## Problem description
Write out the opening lines of the data word for word, up to and including the line with "import plotly.graph_objects as go", and leave every picture and every later line out.

## Material for this task
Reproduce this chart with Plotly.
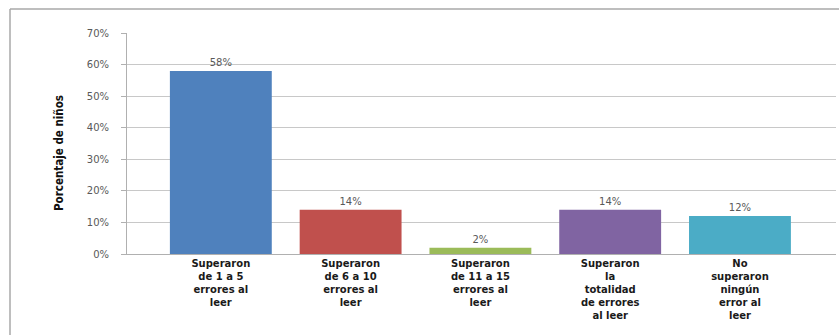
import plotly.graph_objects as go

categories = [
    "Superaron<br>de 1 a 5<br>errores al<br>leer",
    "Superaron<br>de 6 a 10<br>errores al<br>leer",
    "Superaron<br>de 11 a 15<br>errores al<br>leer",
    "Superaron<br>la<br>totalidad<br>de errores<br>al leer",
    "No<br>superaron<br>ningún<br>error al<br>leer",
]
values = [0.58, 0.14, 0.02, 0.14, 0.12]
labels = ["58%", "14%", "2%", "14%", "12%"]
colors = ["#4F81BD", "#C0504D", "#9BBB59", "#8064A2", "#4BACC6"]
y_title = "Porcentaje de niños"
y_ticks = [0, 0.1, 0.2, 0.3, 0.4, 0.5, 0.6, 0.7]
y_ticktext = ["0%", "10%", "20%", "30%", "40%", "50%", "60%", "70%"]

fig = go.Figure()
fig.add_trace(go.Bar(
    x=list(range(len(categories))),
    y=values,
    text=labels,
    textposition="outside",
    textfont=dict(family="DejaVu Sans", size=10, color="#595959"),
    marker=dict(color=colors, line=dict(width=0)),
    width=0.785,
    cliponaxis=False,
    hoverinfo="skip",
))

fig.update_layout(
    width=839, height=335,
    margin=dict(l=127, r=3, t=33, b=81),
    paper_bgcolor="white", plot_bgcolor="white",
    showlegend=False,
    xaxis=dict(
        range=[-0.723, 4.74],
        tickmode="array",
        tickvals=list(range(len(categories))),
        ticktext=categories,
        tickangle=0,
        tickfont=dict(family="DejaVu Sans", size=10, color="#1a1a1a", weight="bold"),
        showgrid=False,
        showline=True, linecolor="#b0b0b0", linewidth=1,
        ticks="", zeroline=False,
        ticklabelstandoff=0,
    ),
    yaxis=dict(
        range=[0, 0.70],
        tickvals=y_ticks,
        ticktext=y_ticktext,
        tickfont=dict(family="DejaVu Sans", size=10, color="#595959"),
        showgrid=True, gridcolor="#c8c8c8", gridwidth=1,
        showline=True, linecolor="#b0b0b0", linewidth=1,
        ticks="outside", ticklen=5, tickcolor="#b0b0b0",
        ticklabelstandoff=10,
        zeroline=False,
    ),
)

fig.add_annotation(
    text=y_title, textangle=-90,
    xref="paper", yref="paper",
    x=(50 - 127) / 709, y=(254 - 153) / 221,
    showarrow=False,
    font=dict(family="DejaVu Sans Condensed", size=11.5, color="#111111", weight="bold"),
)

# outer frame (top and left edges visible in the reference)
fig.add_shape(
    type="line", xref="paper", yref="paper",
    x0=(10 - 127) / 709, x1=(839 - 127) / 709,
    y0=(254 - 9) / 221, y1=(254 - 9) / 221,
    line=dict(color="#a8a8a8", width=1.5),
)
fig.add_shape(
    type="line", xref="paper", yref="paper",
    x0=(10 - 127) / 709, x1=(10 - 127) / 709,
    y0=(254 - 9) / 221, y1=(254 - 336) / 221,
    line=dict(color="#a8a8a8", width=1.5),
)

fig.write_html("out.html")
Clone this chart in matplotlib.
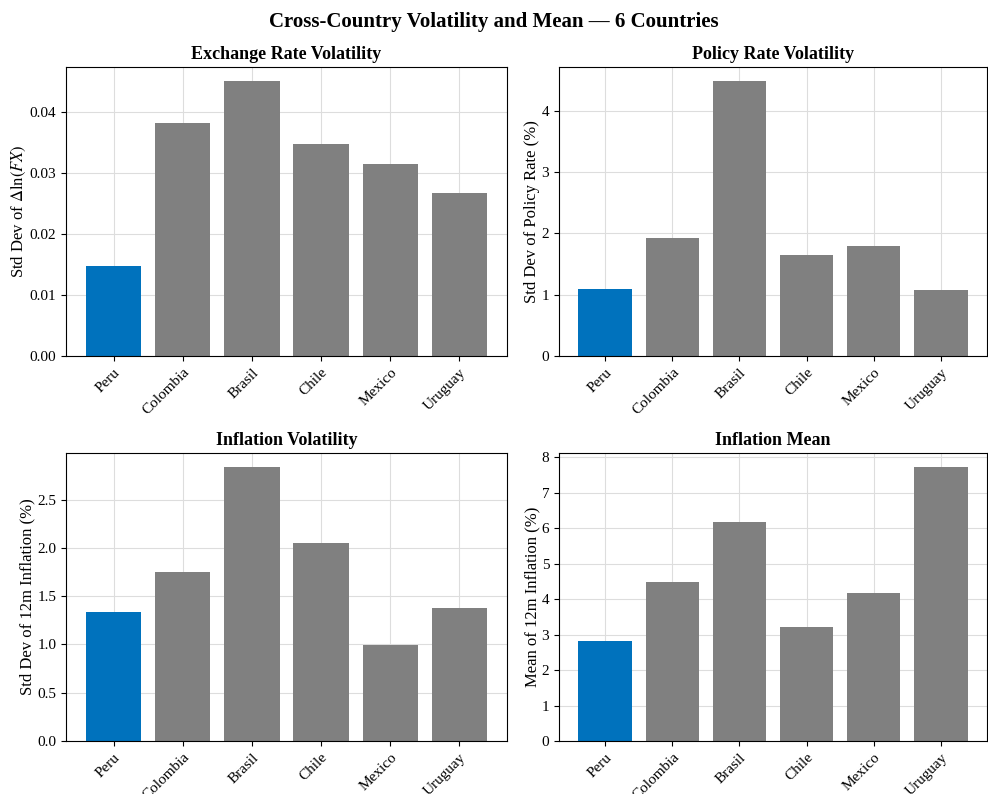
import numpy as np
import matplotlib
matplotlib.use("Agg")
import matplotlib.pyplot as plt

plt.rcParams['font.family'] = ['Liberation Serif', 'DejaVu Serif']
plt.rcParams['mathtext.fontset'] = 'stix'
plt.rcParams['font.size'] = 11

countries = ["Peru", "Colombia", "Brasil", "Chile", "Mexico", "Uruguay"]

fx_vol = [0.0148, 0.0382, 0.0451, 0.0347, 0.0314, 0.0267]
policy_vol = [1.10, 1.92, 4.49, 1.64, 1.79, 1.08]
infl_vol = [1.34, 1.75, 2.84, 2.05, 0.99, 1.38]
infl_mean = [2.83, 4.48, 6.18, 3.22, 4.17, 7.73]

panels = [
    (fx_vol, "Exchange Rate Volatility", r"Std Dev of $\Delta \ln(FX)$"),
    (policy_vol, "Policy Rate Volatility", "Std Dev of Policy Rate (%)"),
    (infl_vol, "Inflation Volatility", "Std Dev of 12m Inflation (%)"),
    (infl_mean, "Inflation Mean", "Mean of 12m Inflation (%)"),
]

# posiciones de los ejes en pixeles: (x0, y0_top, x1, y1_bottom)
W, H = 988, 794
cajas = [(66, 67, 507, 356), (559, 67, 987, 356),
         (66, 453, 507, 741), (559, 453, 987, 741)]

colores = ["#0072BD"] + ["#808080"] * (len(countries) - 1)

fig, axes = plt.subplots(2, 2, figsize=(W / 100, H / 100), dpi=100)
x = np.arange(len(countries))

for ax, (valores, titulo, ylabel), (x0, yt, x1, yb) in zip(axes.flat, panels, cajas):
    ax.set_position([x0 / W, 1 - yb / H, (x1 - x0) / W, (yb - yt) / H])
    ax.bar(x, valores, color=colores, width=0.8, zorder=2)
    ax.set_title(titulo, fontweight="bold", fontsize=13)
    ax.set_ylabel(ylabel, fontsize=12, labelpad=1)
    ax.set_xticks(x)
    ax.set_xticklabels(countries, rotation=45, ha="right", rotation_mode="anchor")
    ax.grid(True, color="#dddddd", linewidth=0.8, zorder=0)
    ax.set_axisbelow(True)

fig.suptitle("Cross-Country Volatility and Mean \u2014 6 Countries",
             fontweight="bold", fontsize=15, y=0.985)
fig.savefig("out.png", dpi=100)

## Written reply
Reproduce this chart with Plotly.
import plotly.graph_objects as go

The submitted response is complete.